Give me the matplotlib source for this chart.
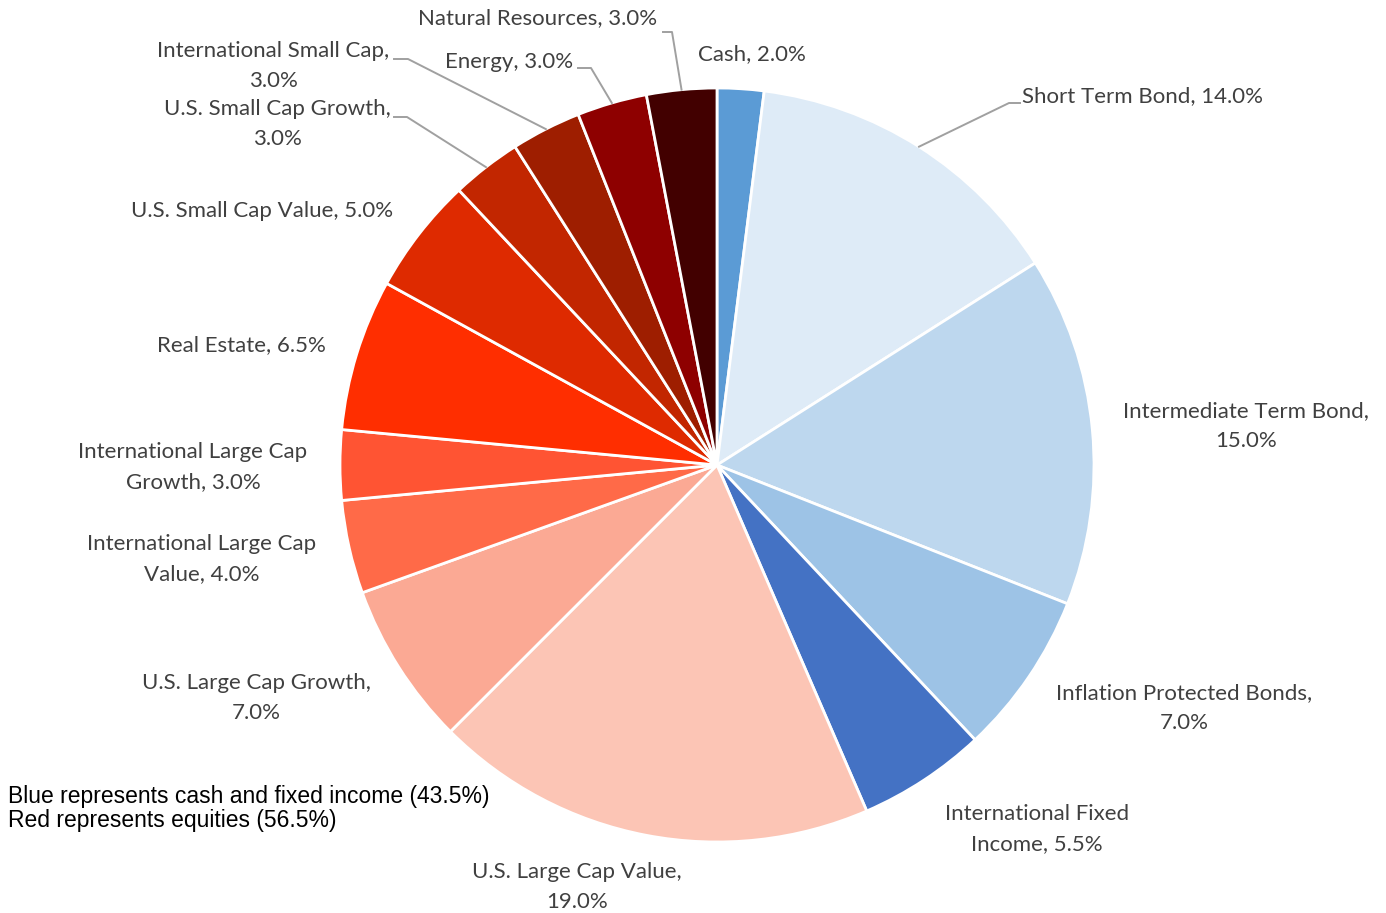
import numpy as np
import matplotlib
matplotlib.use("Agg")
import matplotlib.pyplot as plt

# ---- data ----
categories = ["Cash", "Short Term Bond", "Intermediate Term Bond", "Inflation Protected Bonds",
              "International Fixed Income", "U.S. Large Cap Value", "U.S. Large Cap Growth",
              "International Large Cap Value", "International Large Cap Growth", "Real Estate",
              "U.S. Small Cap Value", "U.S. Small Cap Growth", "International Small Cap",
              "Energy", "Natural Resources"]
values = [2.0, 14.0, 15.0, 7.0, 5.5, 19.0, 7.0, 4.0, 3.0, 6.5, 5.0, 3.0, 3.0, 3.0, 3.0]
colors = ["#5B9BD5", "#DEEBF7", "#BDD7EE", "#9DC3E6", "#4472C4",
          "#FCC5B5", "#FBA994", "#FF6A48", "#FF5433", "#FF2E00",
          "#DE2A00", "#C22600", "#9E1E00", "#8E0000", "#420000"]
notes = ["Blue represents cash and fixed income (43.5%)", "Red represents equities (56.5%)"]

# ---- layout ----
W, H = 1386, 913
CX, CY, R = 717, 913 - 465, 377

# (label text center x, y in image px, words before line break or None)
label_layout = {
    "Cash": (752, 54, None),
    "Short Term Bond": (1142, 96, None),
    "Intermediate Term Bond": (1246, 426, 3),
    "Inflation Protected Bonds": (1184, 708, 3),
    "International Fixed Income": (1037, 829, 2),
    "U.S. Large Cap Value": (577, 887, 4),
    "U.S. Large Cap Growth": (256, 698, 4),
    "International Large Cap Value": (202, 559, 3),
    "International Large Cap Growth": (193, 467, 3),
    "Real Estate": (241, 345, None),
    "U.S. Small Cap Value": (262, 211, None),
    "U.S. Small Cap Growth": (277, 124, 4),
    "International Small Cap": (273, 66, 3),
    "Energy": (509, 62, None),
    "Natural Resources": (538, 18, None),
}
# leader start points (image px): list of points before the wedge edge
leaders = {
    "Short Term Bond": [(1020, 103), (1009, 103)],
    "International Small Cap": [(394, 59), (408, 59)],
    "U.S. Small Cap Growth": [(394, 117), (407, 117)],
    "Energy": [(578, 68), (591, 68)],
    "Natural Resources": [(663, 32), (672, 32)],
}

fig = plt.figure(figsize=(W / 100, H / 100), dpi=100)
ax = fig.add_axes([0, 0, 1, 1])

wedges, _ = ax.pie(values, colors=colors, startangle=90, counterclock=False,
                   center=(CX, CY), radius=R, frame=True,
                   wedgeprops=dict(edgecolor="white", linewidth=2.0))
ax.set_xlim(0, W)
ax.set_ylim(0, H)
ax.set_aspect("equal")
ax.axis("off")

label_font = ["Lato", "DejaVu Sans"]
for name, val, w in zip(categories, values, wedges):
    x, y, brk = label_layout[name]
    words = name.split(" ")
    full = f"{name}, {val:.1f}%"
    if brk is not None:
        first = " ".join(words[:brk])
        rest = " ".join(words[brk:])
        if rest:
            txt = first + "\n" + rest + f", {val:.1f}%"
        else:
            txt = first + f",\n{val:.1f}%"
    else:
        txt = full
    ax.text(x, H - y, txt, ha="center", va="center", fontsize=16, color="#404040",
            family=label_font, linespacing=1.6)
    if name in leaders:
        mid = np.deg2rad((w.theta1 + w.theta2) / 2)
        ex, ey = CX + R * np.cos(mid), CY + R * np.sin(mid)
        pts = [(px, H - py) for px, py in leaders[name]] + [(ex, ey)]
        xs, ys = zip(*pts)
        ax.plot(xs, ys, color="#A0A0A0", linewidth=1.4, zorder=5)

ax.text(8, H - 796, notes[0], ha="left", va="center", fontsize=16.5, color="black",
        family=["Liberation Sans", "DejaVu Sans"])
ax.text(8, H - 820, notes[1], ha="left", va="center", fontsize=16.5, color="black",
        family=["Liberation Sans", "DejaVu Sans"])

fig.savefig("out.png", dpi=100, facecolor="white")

§

• [Problem to solve] Repeat the data exactly, excluding the pictures.

• [Result]
Give me the matplotlib source for this chart.
import numpy as np
import matplotlib
matplotlib.use("Agg")
import matplotlib.pyplot as plt

# ---- data ----
categories = ["Cash", "Short Term Bond", "Intermediate Term Bond", "Inflation Protected Bonds",
              "International Fixed Income", "U.S. Large Cap Value", "U.S. Large Cap Growth",
              "International Large Cap Value", "International Large Cap Growth", "Real Estate",
              "U.S. Small Cap Value", "U.S. Small Cap Growth", "International Small Cap",
              "Energy", "Natural Resources"]
values = [2.0, 14.0, 15.0, 7.0, 5.5, 19.0, 7.0, 4.0, 3.0, 6.5, 5.0, 3.0, 3.0, 3.0, 3.0]
colors = ["#5B9BD5", "#DEEBF7", "#BDD7EE", "#9DC3E6", "#4472C4",
          "#FCC5B5", "#FBA994", "#FF6A48", "#FF5433", "#FF2E00",
          "#DE2A00", "#C22600", "#9E1E00", "#8E0000", "#420000"]
notes = ["Blue represents cash and fixed income (43.5%)", "Red represents equities (56.5%)"]

# ---- layout ----
W, H = 1386, 913
CX, CY, R = 717, 913 - 465, 377

# (label text center x, y in image px, words before line break or None)
label_layout = {
    "Cash": (752, 54, None),
    "Short Term Bond": (1142, 96, None),
    "Intermediate Term Bond": (1246, 426, 3),
    "Inflation Protected Bonds": (1184, 708, 3),
    "International Fixed Income": (1037, 829, 2),
    "U.S. Large Cap Value": (577, 887, 4),
    "U.S. Large Cap Growth": (256, 698, 4),
    "International Large Cap Value": (202, 559, 3),
    "International Large Cap Growth": (193, 467, 3),
    "Real Estate": (241, 345, None),
    "U.S. Small Cap Value": (262, 211, None),
    "U.S. Small Cap Growth": (277, 124, 4),
    "International Small Cap": (273, 66, 3),
    "Energy": (509, 62, None),
    "Natural Resources": (538, 18, None),
}
# leader start points (image px): list of points before the wedge edge
leaders = {
    "Short Term Bond": [(1020, 103), (1009, 103)],
    "International Small Cap": [(394, 59), (408, 59)],
    "U.S. Small Cap Growth": [(394, 117), (407, 117)],
    "Energy": [(578, 68), (591, 68)],
    "Natural Resources": [(663, 32), (672, 32)],
}

fig = plt.figure(figsize=(W / 100, H / 100), dpi=100)
ax = fig.add_axes([0, 0, 1, 1])

wedges, _ = ax.pie(values, colors=colors, startangle=90, counterclock=False,
                   center=(CX, CY), radius=R, frame=True,
                   wedgeprops=dict(edgecolor="white", linewidth=2.0))
ax.set_xlim(0, W)
ax.set_ylim(0, H)
ax.set_aspect("equal")
ax.axis("off")

label_font = ["Lato", "DejaVu Sans"]
for name, val, w in zip(categories, values, wedges):
    x, y, brk = label_layout[name]
    words = name.split(" ")
    full = f"{name}, {val:.1f}%"
    if brk is not None:
        first = " ".join(words[:brk])
        rest = " ".join(words[brk:])
        if rest:
            txt = first + "\n" + rest + f", {val:.1f}%"
        else:
            txt = first + f",\n{val:.1f}%"
    else:
        txt = full
    ax.text(x, H - y, txt, ha="center", va="center", fontsize=16, color="#404040",
            family=label_font, linespacing=1.6)
    if name in leaders:
        mid = np.deg2rad((w.theta1 + w.theta2) / 2)
        ex, ey = CX + R * np.cos(mid), CY + R * np.sin(mid)
        pts = [(px, H - py) for px, py in leaders[name]] + [(ex, ey)]
        xs, ys = zip(*pts)
        ax.plot(xs, ys, color="#A0A0A0", linewidth=1.4, zorder=5)

ax.text(8, H - 796, notes[0], ha="left", va="center", fontsize=16.5, color="black",
        family=["Liberation Sans", "DejaVu Sans"])
ax.text(8, H - 820, notes[1], ha="left", va="center", fontsize=16.5, color="black",
        family=["Liberation Sans", "DejaVu Sans"])

fig.savefig("out.png", dpi=100, facecolor="white")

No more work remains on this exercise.